İtirazın iptali davası, borçlu tarafından ödeme emrine yapılan itirazın, hükümsüz kılınması için alacaklı tarafından başvurulan hukuki yollardan biridir. Bu davanın amacı, borçlu tarafından, ödeme emrine karşı yapılan itiraz neticesinde takibin durmasına karşı, takibi devam ettirebilmektir.

Borçlu, takibe kötü niyetle veya zaman kazanmak amacıyla itiraz ediyor olabilir. İcra Müdürlüğü bu itirazın haklı olup olmadığını inceleme mercii değildir. Söz konusu itirazın haklı olup olmadığını, borçlu ile alacaklı arasındaki borç ilişkisine uygulanacak hukuk belirleyecek olup; borç ilişkisinin çeşidine göre itirazın iptali davasının görüleceği görevli Mahkeme değişecektir.
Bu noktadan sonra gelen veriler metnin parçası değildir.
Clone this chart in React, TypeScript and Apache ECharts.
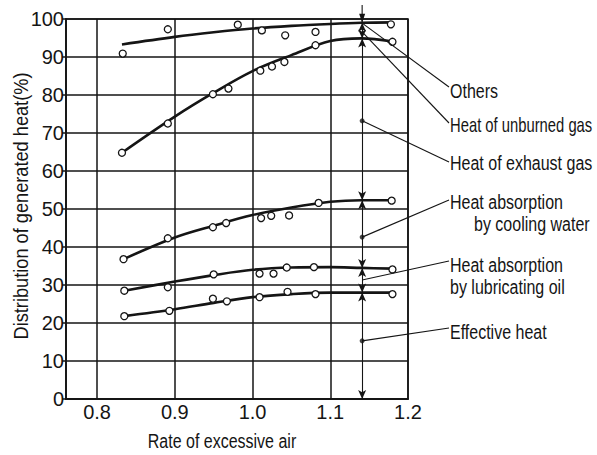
import React, { useEffect, useRef } from "react";
import * as echarts from "echarts";

// ---- data ----
const xTickValues = [0.8, 0.9, 1.0, 1.1, 1.2];

// fitted curves
const othersCurve = [[0.832, 93.3], [0.9, 95.3], [0.95, 96.5], [1.0, 97.5], [1.05, 98.2], [1.1, 98.7], [1.14, 99.0], [1.18, 99.1]];
const exhaustCurve = [[0.832, 64.8], [0.9, 74.3], [0.95, 80.6], [1.0, 86.3], [1.05, 90.5], [1.1, 94.2], [1.14, 94.9], [1.18, 94.1]];
const coolingCurve = [[0.834, 36.8], [0.9, 42.5], [0.95, 45.6], [1.0, 48.4], [1.05, 50.4], [1.1, 51.9], [1.14, 52.3], [1.18, 52.3]];
const lubCurve = [[0.835, 28.5], [0.9, 30.9], [0.95, 32.6], [1.0, 34.0], [1.05, 34.6], [1.1, 34.7], [1.14, 34.5], [1.18, 34.3]];
const effectiveCurve = [[0.835, 21.8], [0.9, 23.6], [0.95, 25.3], [1.0, 26.8], [1.05, 27.6], [1.1, 28.0], [1.14, 28.0], [1.18, 28.0]];

// measured points
const othersPts = [[0.833, 90.9], [0.891, 97.3], [0.981, 98.5], [1.012, 97.0], [1.042, 95.7], [1.081, 96.6], [1.178, 98.6]];
const exhaustPts = [[0.832, 64.8], [0.891, 72.5], [0.949, 80.2], [0.969, 81.7], [1.01, 86.4], [1.025, 87.5], [1.041, 88.7], [1.081, 93.1], [1.18, 94.0]];
const coolingPts = [[0.834, 36.8], [0.891, 42.3], [0.949, 45.2], [0.966, 46.3], [1.011, 47.6], [1.024, 48.2], [1.047, 48.3], [1.085, 51.6], [1.179, 52.2]];
const lubPts = [[0.835, 28.5], [0.891, 29.4], [0.95, 32.8], [1.009, 33.0], [1.027, 33.0], [1.044, 34.6], [1.079, 34.7], [1.18, 34.1]];
const effectivePts = [[0.835, 21.8], [0.893, 23.2], [0.949, 26.4], [0.967, 25.7], [1.009, 26.8], [1.045, 28.2], [1.081, 27.6], [1.18, 27.6]];

// dimension line at x = 1.141
const dimX = 1.141;
const dimBounds = [0, 28.0, 34.5, 52.3, 94.9, 99.0];
const dimTop = 103.7;
const dotValues = [73.2, 42.6, 15.3];
const leaderAnchors = [98.9, 96.6, 73.2, 42.6, 31.3, 15.3];
const leaderTexts = [
  ["Others"],
  ["Heat of unburned gas"],
  ["Heat of exhaust gas"],
  ["Heat absorption", "by cooling water"],
  ["Heat absorption", "by lubricating oil"],
  ["Effective heat"],
];
const xTitle = "Rate of excessive air";
const yTitle = "Distribution of generated heat(%)";

const FONT = '"Liberation Sans", Arial, sans-serif';
const NARROW = 0.8;
const INK = "#151515";

export default function App() {
  const ref = useRef<HTMLDivElement>(null);
  useEffect(() => {
    if (!ref.current) return;
    const chart = echarts.init(ref.current, undefined, { renderer: "svg" });

    const curveSeries = [othersCurve, exhaustCurve, coolingCurve, lubCurve, effectiveCurve].map((d) => ({
      type: "line",
      data: d,
      smooth: 0.35,
      showSymbol: false,
      lineStyle: { color: INK, width: 2.6 },
      z: 3,
    }));
    const ptSeries = [othersPts, exhaustPts, coolingPts, lubPts, effectivePts].map((d) => ({
      type: "scatter",
      data: d,
      symbol: "circle",
      symbolSize: 7,
      itemStyle: { color: "#fff", borderColor: INK, borderWidth: 1.3, opacity: 1 },
      z: 5,
    }));

    const segs = [];
    for (let i = 0; i < dimBounds.length - 1; i++) {
      segs.push([{ coord: [dimX, dimBounds[i]] }, { coord: [dimX, dimBounds[i + 1]] }]);
    }

    chart.setOption({
      animation: false,
      backgroundColor: "#fff",
      grid: { left: 66, right: 189, top: 19, bottom: 56, show: true, borderColor: INK, borderWidth: 1.6, backgroundColor: "transparent" },
      xAxis: {
        type: "value",
        min: 0.76,
        max: 1.2,
        axisLine: { show: true, lineStyle: { color: INK, width: 1.8 } },
        axisTick: { show: false, customValues: xTickValues },
        axisLabel: { customValues: xTickValues, fontFamily: FONT, fontSize: 20, color: INK, margin: 3, formatter: (v: number) => v.toFixed(1) },
        splitLine: { show: true, lineStyle: { color: INK, width: 1.5 } },
      },
      yAxis: {
        type: "value",
        min: 0,
        max: 100,
        interval: 10,
        axisLine: { show: true, lineStyle: { color: INK, width: 1.8 } },
        axisTick: { show: true, inside: false, length: 4, lineStyle: { color: INK, width: 1.5 } },
        axisLabel: { fontFamily: FONT, fontSize: 20, color: INK, margin: 2 },
        splitLine: { show: true, lineStyle: { color: INK, width: 1.5 } },
      },
      series: [
        ...curveSeries,
        ...ptSeries,
        {
          type: "scatter",
          data: dotValues.map((v) => [dimX, v]),
          symbol: "circle",
          symbolSize: 5,
          itemStyle: { color: INK },
          z: 6,
          markLine: {
            silent: true,
            symbol: ["arrow", "arrow"],
            symbolSize: [6, 9],
            label: { show: false },
            lineStyle: { color: INK, width: 1.1, type: "solid" },
            data: segs,
          },
        },
      ],
    });

    const px = (x: number, y: number) => chart.convertToPixel({ xAxisIndex: 0, yAxisIndex: 0 }, [x, y]) as number[];
    const topA = px(dimX, dimBounds[dimBounds.length - 1]);
    const topB = px(dimX, dimTop);
    const graphics: any[] = [
      { type: "line", shape: { x1: topA[0], y1: topA[1], x2: topB[0], y2: topB[1] }, style: { stroke: INK, lineWidth: 1.1 }, z: 10 },
      { type: "polygon", shape: { points: [[topA[0], topA[1]], [topA[0] - 3, topA[1] - 9], [topA[0] + 3, topA[1] - 9]] }, style: { fill: INK }, z: 10 },
      {
        type: "text",
        x: 222,
        y: 441,
        scaleX: NARROW,
        style: { text: xTitle, font: `20px ${FONT}`, fill: INK, verticalAlign: "middle", align: "center" },
        z: 10,
      },
      {
        type: "text",
        x: 21,
        y: 206,
        rotation: Math.PI / 2,
        scaleX: 0.91,
        style: { text: yTitle, font: `20px ${FONT}`, fill: INK, verticalAlign: "middle", align: "center" },
        z: 10,
      },
    ];
    const textX = 450;
    const textYs = [91, 125, 163, 202, 265, 332];
    const leaderEndYs = [87, 123, 162, 200, 261, 328];
    const textScales = [NARROW, 0.74, NARROW, NARROW, NARROW, NARROW];
    leaderAnchors.forEach((v, i) => {
      const p = px(dimX, v);
      graphics.push({
        type: "line",
        shape: { x1: p[0], y1: p[1], x2: textX - 1, y2: leaderEndYs[i] },
        style: { stroke: INK, lineWidth: 1.1 },
        z: 10,
      });
      leaderTexts[i].forEach((t, j) => {
        const indent = j === 1 && i === 3 ? 24 : 0;
        graphics.push({
          type: "text",
          x: textX + indent,
          y: textYs[i] + j * 22,
          scaleX: textScales[i],
          style: { text: t, font: `20px ${FONT}`, fill: INK, verticalAlign: "middle", align: "left" },
          z: 10,
        });
      });
    });
    chart.setOption({ graphic: graphics });

    return () => chart.dispose();
  }, []);
  return <div ref={ref} style={{ position: "absolute", left: 0, top: 0, width: 597, height: 455, background: "#fff" }} />;
}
Bu kapsamda bir İş Mahkemesi, Tüketici Mahkemesi, Asliye Hukuk Mahkemesi ve Ticaret Mahkemesi dahi görevli olabilecektir.

Borçlu tarafından süresi içerisinde yapılan usule uygun itiraz ve takibin durdurulması talebi neticesinde İcra Müdürlüğü bir tutanak düzenleyecek, takibin durdurulmasına karar verecek, dosyada gider avansı veya posta pulu var ise söz konusu tutanak ile borçlunun itiraz dilekçesini alacaklı tarafa/vekiline tebliğ edecektir. Alacaklı taraf/vekili işbu tebligatı tebliğ aldıktan itibaren bir yıl içerisinde esas mahkemede itirazın iptali davası açarak, haksız olan itirazın iptali kararı alabilecek ve durmuş olan takibe kaldığı yerden devam edebilecektir. Bu bir yıllık sürenin geçirilmesi halinde ise yine borç ilişkisinin türüne göre daha uzun olan zamanaşımı süreleri içerisinde alacak davası açabilecek, fakat İcra Müdürlüğündeki takibini devam ettiremeyecektir.
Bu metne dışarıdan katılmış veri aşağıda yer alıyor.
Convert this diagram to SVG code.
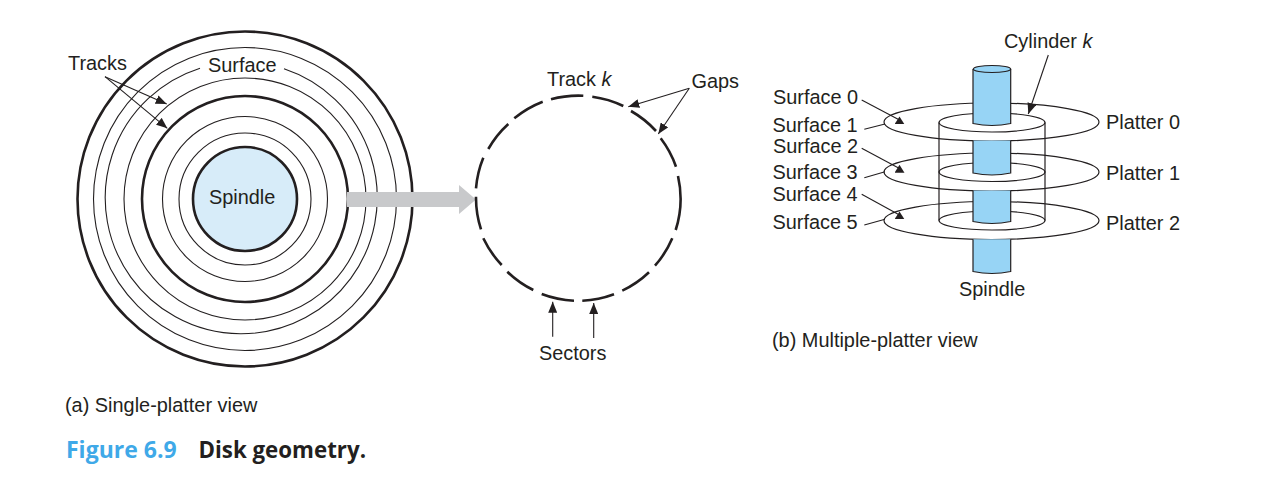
<svg xmlns="http://www.w3.org/2000/svg" width="1264" height="490" viewBox="0 0 1264 490">
<style>
text{font-family:"Liberation Sans",Arial,sans-serif;font-size:19.9px;fill:#231f20}
.it{font-style:italic}
.ring{fill:none;stroke:#231f20;stroke-width:1.1}
.thick{fill:none;stroke:#231f20;stroke-width:2.6}
.seg{fill:none;stroke:#231f20;stroke-width:2.6}
.leader{fill:none;stroke:#231f20;stroke-width:1.1;marker-end:url(#ah)}
.leader2{fill:none;stroke:#231f20;stroke-width:1.1;marker-end:url(#up)}
.plain{fill:none;stroke:#231f20;stroke-width:1.1}
.disc{fill:none;stroke:#231f20;stroke-width:1.2}
.sp{fill:#97d4f5;stroke:#231f20;stroke-width:1.2}
.cap{font-family:"Open Sans",Arial,sans-serif;font-weight:700;font-size:22.3px}
</style>
<defs>
<marker id="ah" markerUnits="userSpaceOnUse" viewBox="0 0 11 9" refX="11" refY="4.5" markerWidth="11" markerHeight="9" orient="auto"><path d="M0,0L11,4.5L0,9Z" fill="#231f20"/></marker>
<marker id="up" markerUnits="userSpaceOnUse" viewBox="0 0 10 8" refX="5" refY="3.6" markerWidth="10" markerHeight="8" orient="0"><path d="M5,0L10,8H0Z" fill="#231f20"/></marker>
</defs>
<rect width="1264" height="490" fill="#fff"/>
<g id="platter-view">
<circle class="thick" cx="245" cy="199" r="167.5"/>
<circle class="ring" cx="245" cy="199" r="151.5"/>
<path class="ring" d="M200,68.2A136,136 0 1 0 284,68.7"/>
<circle class="ring" cx="245" cy="199" r="121"/>
<circle class="thick" cx="245" cy="199" r="103"/>
<circle class="ring" cx="245" cy="199" r="82.5"/>
<circle class="ring" cx="245" cy="199" r="66"/>
<circle cx="245" cy="199" r="52" fill="#d7ecf9" stroke="#231f20" stroke-width="2.6"/>
<text x="209" y="204">Spindle</text>
<text x="208" y="71.7">Surface</text>
<text x="68" y="70">Tracks</text>
</g>
<g id="transfer-arrow">
<path d="M347,192H459V185L476,199.5L459,214V207H347Z" fill="#c8c9cb"/>
</g>
<g id="track-k">
<path class="seg" d="M551,99.3A102.5,102.5 0 0 1 583.3,95.7M592.3,96.7A102.5,102.5 0 0 1 623.3,106M631,111A102.5,102.5 0 0 1 656,131M660.7,138.3A102.5,102.5 0 0 1 676,166.7M678,176A102.5,102.5 0 0 1 675.7,230M672.3,238.3A102.5,102.5 0 0 1 655,265.7M649,272.3A102.5,102.5 0 0 1 622.3,290.7M614,294.3A102.5,102.5 0 0 1 582.3,300.7M574,300.7A102.5,102.5 0 0 1 541.7,294M533.3,290A102.5,102.5 0 0 1 507.3,271.7M501.7,265A102.5,102.5 0 0 1 483.3,238.3M481,229.3A102.5,102.5 0 0 1 476,196.7M476,188.3A102.5,102.5 0 0 1 483.3,157.7M488.3,149A102.5,102.5 0 0 1 508.3,124M514.3,118.3A102.5,102.5 0 0 1 542.7,101.7"/>
<text x="547" y="86">Track <tspan class="it">k</tspan></text>
<text x="691.5" y="88">Gaps</text>
<text x="539" y="360">Sectors</text>
</g>
<g id="platter-0">
<ellipse class="disc" cx="991.5" cy="122" rx="107.5" ry="19"/>
<ellipse class="disc" cx="992" cy="122.5" rx="53" ry="9.5"/>
<text x="1106" y="128.7">Platter 0</text>
</g>
<g id="platter-1">
<ellipse class="disc" cx="991.5" cy="172" rx="107.5" ry="19"/>
<ellipse class="disc" cx="992" cy="172" rx="53" ry="9.5"/>
<text x="1106" y="179.7">Platter 1</text>
</g>
<g id="platter-2">
<ellipse class="disc" cx="991.5" cy="220.5" rx="107.5" ry="19"/>
<ellipse class="disc" cx="992" cy="220.5" rx="53" ry="9.5"/>
<text x="1106" y="230">Platter 2</text>
</g>
<g id="cylinder-k">
<path class="disc" d="M939,122.5V220.5M1045,122.5V220.5"/>
<text x="1004" y="48">Cylinder <tspan class="it">k</tspan></text>
</g>
<g id="spindle">
<path class="sp" d="M973,69V123.5Q992,127.5 1010.7,123.5V69"/>
<ellipse class="sp" cx="992" cy="69" rx="18.7" ry="3.5"/>
<path class="sp" d="M973,140.6V173Q992,177 1010.7,173V140.6"/>
<path class="sp" d="M973,190.6V221.5Q992,225.5 1010.7,221.5V190.6"/>
<path class="sp" d="M973,239.2V271.5Q992,275.5 1010.7,271.5V239.2"/>
<text x="959" y="296">Spindle</text>
</g>
<g id="surface-labels">
<text x="773" y="104">Surface 0</text>
<text x="772.5" y="131.5">Surface 1</text>
<text x="773" y="152.5">Surface 2</text>
<text x="772.5" y="178.5">Surface 3</text>
<text x="772.5" y="200.7">Surface 4</text>
<text x="772.5" y="228.5">Surface 5</text>
</g>
<g id="connectors">
<path class="leader" d="M105,76.7L166.7,104"/>
<path class="leader" d="M105,76.7L167.3,128.3"/>
<path class="leader" d="M689.3,88.3L628.3,106.7"/>
<path class="leader" d="M689.3,88.3L658.3,134"/>
<path class="leader" d="M552.7,336.7V301.7"/>
<path class="leader" d="M593.7,338V303"/>
<path class="leader" d="M1048.3,55L1028.3,114"/>
<path class="leader2" d="M861.7,100L899.5,120"/>
<path class="leader2" d="M861.7,148.3L899.5,168.4"/>
<path class="leader2" d="M861.7,194.3L899.5,215"/>
<path class="plain" d="M864.3,129.3L885,124M864.3,177.7L885,171.7M864.3,225L885,219.3"/>
</g>
<g id="captions">
<text x="65" y="412">(a) Single-platter view</text>
<text x="772" y="347">(b) Multiple-platter view</text>
<text class="cap" x="66" y="458" style="fill:#3fa9e8;font-size:23px">Figure 6.9</text>
<text class="cap" x="198.5" y="458">Disk geometry.</text>
</g>
</svg>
İtirazın iptali davası, itirazın kaldırılması hukuki yolundan farklıdır. Bu noktada İcra İflas Kanunu madde 67’ yi hatırlatmakta fayda vardır.

“Madde 67 –Takip talebine itiraz edilen alacaklı, itirazın tebliği tarihinden itibaren bir sene içinde mahkemeye başvurarak, genel hükümler dairesinde alacağının varlığını ispat suretiyle itirazın iptalini dava edebilir.
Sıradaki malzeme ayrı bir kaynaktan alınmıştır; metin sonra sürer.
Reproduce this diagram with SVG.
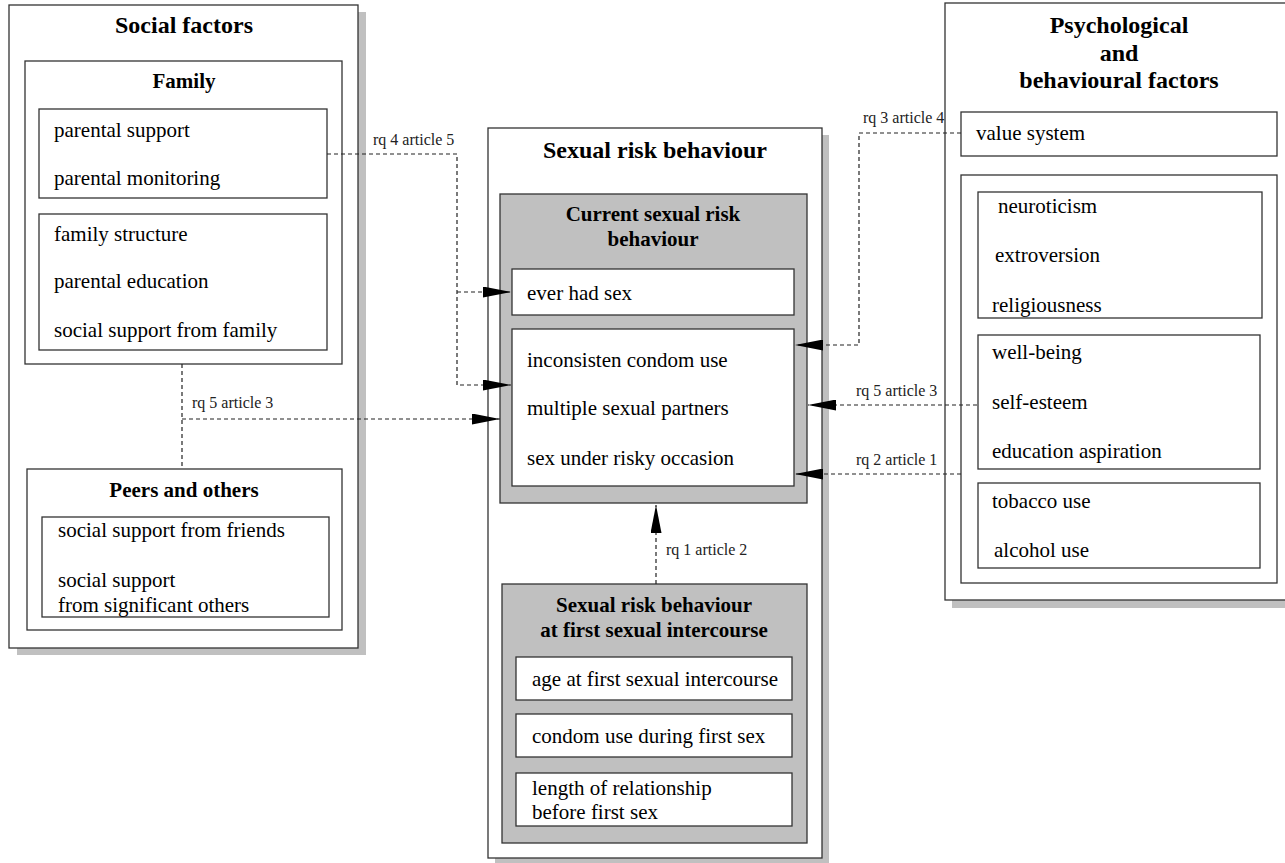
<svg xmlns="http://www.w3.org/2000/svg" width="1285" height="863" viewBox="0 0 1285 863">
<defs>
<style>
.bx{fill:#fff;stroke:#333;stroke-width:1.3}
.gr{fill:#c0c0c0;stroke:#333;stroke-width:1.3}
.sh{fill:#c0c0c0;stroke:none}
.t{font-family:"Liberation Serif","Times New Roman",serif;font-size:21px;fill:#000}
.h{font-family:"Liberation Serif","Times New Roman",serif;font-size:21px;font-weight:bold;fill:#000;text-anchor:middle}
.H{font-family:"Liberation Serif","Times New Roman",serif;font-size:24px;font-weight:bold;fill:#000;text-anchor:middle}
.lb{font-family:"Liberation Serif","Times New Roman",serif;font-size:16px;fill:#222}
.c{fill:none;stroke:#222;stroke-width:1.2;stroke-dasharray:4,3}
</style>
<marker id="ah" markerUnits="userSpaceOnUse" markerWidth="29" markerHeight="11" refX="28" refY="5.5" orient="auto">
<path d="M0,0 L28,5.5 L0,11 z" fill="#000"/>
</marker>
</defs>
<rect width="1285" height="863" fill="#fff"/>

<g id="social-factors">
<rect class="sh" x="17" y="12" width="349" height="643"/>
<rect class="bx" x="9" y="5" width="349" height="643"/>
<text class="H" x="184" y="33">Social factors</text>
<g id="family">
<rect class="bx" x="25" y="61" width="317" height="303"/>
<text class="h" x="184" y="88">Family</text>
<g id="family-parenting">
<rect class="bx" x="39" y="109" width="288" height="89"/>
<text class="t" x="54" y="137">parental support</text>
<text class="t" x="54" y="185">parental monitoring</text>
</g>
<g id="family-background">
<rect class="bx" x="39" y="214" width="288" height="136"/>
<text class="t" x="54" y="241">family structure</text>
<text class="t" x="54" y="288">parental education</text>
<text class="t" x="54" y="337">social support from family</text>
</g>
</g>
<g id="peers">
<rect class="bx" x="27" y="469" width="315" height="161"/>
<text class="h" x="184" y="497">Peers and others</text>
<g id="peers-support">
<rect class="bx" x="42" y="517" width="287" height="100"/>
<text class="t" x="58" y="537">social support from friends</text>
<text class="t" x="58" y="587">social support</text>
<text class="t" x="58" y="612">from significant others</text>
</g>
</g>
</g>

<g id="sexual-risk-behaviour">
<rect class="sh" x="495" y="135" width="334" height="730"/>
<rect class="bx" x="488" y="128" width="334" height="730"/>
<text class="H" x="655" y="158">Sexual risk behaviour</text>
<g id="current">
<rect class="gr" x="500" y="194" width="307" height="309"/>
<text class="h" x="653" y="221">Current sexual risk</text>
<text class="h" x="653" y="246">behaviour</text>
<g id="ever-had-sex">
<rect class="bx" x="512" y="269" width="282" height="46"/>
<text class="t" x="527" y="300">ever had sex</text>
</g>
<g id="current-risks">
<rect class="bx" x="512" y="329" width="282" height="157"/>
<text class="t" x="527" y="367">inconsisten condom use</text>
<text class="t" x="527" y="415">multiple sexual partners</text>
<text class="t" x="527" y="465">sex under risky occasion</text>
</g>
</g>
<g id="first-sex">
<rect class="gr" x="502" y="584" width="305" height="259"/>
<text class="h" x="654" y="612">Sexual risk behaviour</text>
<text class="h" x="654" y="637">at first sexual intercourse</text>
<g id="age-first">
<rect class="bx" x="516" y="657" width="276" height="43"/>
<text class="t" x="532" y="686">age at first sexual intercourse</text>
</g>
<g id="condom-first">
<rect class="bx" x="516" y="714" width="276" height="43"/>
<text class="t" x="532" y="743">condom use during first sex</text>
</g>
<g id="length-relationship">
<rect class="bx" x="516" y="773" width="276" height="53"/>
<text class="t" x="532" y="795">length of relationship</text>
<text class="t" x="532" y="819">before first sex</text>
</g>
</g>
</g>

<g id="psychological-factors">
<rect class="sh" x="952" y="10" width="360" height="598"/>
<rect class="bx" x="945" y="3" width="360" height="597"/>
<text class="H" x="1119" y="33">Psychological</text>
<text class="H" x="1119" y="61">and</text>
<text class="H" x="1119" y="88">behavioural factors</text>
<g id="value-system">
<rect class="bx" x="961" y="112" width="316" height="44"/>
<text class="t" x="976" y="140">value system</text>
</g>
<g id="psych-container">
<rect class="bx" x="961" y="175" width="316" height="408"/>
<g id="personality">
<rect class="bx" x="978" y="192" width="284" height="126"/>
<text class="t" x="998" y="213">neuroticism</text>
<text class="t" x="995" y="262">extroversion</text>
<text class="t" x="992" y="312">religiousness</text>
</g>
<g id="wellbeing">
<rect class="bx" x="978" y="335" width="282" height="134"/>
<text class="t" x="992" y="359">well-being</text>
<text class="t" x="992" y="409">self-esteem</text>
<text class="t" x="992" y="458">education aspiration</text>
</g>
<g id="substance">
<rect class="bx" x="978" y="483" width="282" height="85"/>
<text class="t" x="992" y="508">tobacco use</text>
<text class="t" x="994" y="557">alcohol use</text>
</g>
</g>
</g>

<g id="connectors">
<path class="c" d="M327,154 H457 V385 H511" marker-end="url(#ah)"/>
<path class="c" d="M457,292 H511" marker-end="url(#ah)"/>
<text class="lb" x="373" y="145">rq 4 article 5</text>
<path class="c" d="M182,364 V469"/>
<path class="c" d="M182,419 H500" marker-end="url(#ah)"/>
<text class="lb" x="192" y="408">rq 5 article 3</text>
<path class="c" d="M961,133 H859 V345 H795" marker-end="url(#ah)"/>
<text class="lb" x="863" y="123">rq 3 article 4</text>
<path class="c" d="M977,405 H808" marker-end="url(#ah)"/>
<text class="lb" x="856" y="396">rq 5 article 3</text>
<path class="c" d="M961,474 H795" marker-end="url(#ah)"/>
<text class="lb" x="856" y="465">rq 2 article 1</text>
<path class="c" d="M656,584 V505" marker-end="url(#ah)"/>
<text class="lb" x="666" y="555">rq 1 article 2</text>
</g>
</svg>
Bu davada borçlunun itirazının haksızlığına karar verilirse borçlu; takibinde haksız ve kötü niyetli görülürse alacaklı; diğer tarafın talebi üzerine iki tarafın durumuna, davanın ve hükmolunan şeyin tahammülüne göre, red veya hükmolunan meblağın yüzde yirmisinden aşağı olmamak üzere, uygun bir tazminatla mahkum edilir.

İtiraz eden veli, vasi veya mirasçı ise, borçlu hakkında tazminat hükmolunması kötü niyetin sübutuna bağlıdır.

Birinci fıkrada yazılı itirazın iptali süresini geçiren alacaklının umumi hükümler dairesinde alacağını dava etmek hakkı saklıdır.

Bu Kanunda öngörülen icra inkar tazminatı, kötü niyet tazminatı ve benzeri tazminatların tespitinde, takip talebi veya davadaki talep esas alınır.

İtirazın İptali Davası neticesinde dava kabul olunursa, borçlunun itirazı neticesinde durmuş olan icra takibinin devamına, davalı-borçlunun itirazının iptaline karar verilir. İlaveten itirazın iptali davasının davacısı-alacaklı lehine vekalet ücretine karar verilir. Bu karar ile birlikte alacaklı, takibine kaldığı yerden devam edebilecek ve İcra Müdürlüğünden haciz talep edebilecektir. Bununla birlikte, alacak likid yani belirlenebilir bir alacak ise ve borçlu buna rağmen itiraz etmiş işe, borçlu aleyhine alacaklı lehine icra inkar tazminatına da karar verilecektir.

Eğer davacı-alacaklı haksız ise davanın reddi ile birlikte takip konusu alacağının olmadığının tespitine, borçlu lehine vekalet ücretine karar verilecektir. Bununla birlikte alacaklı taraf icra takibi açmakta kötü niyetli ise, alacaklı aleyhine kötü niyet tazminatına hükmedilebilecektir.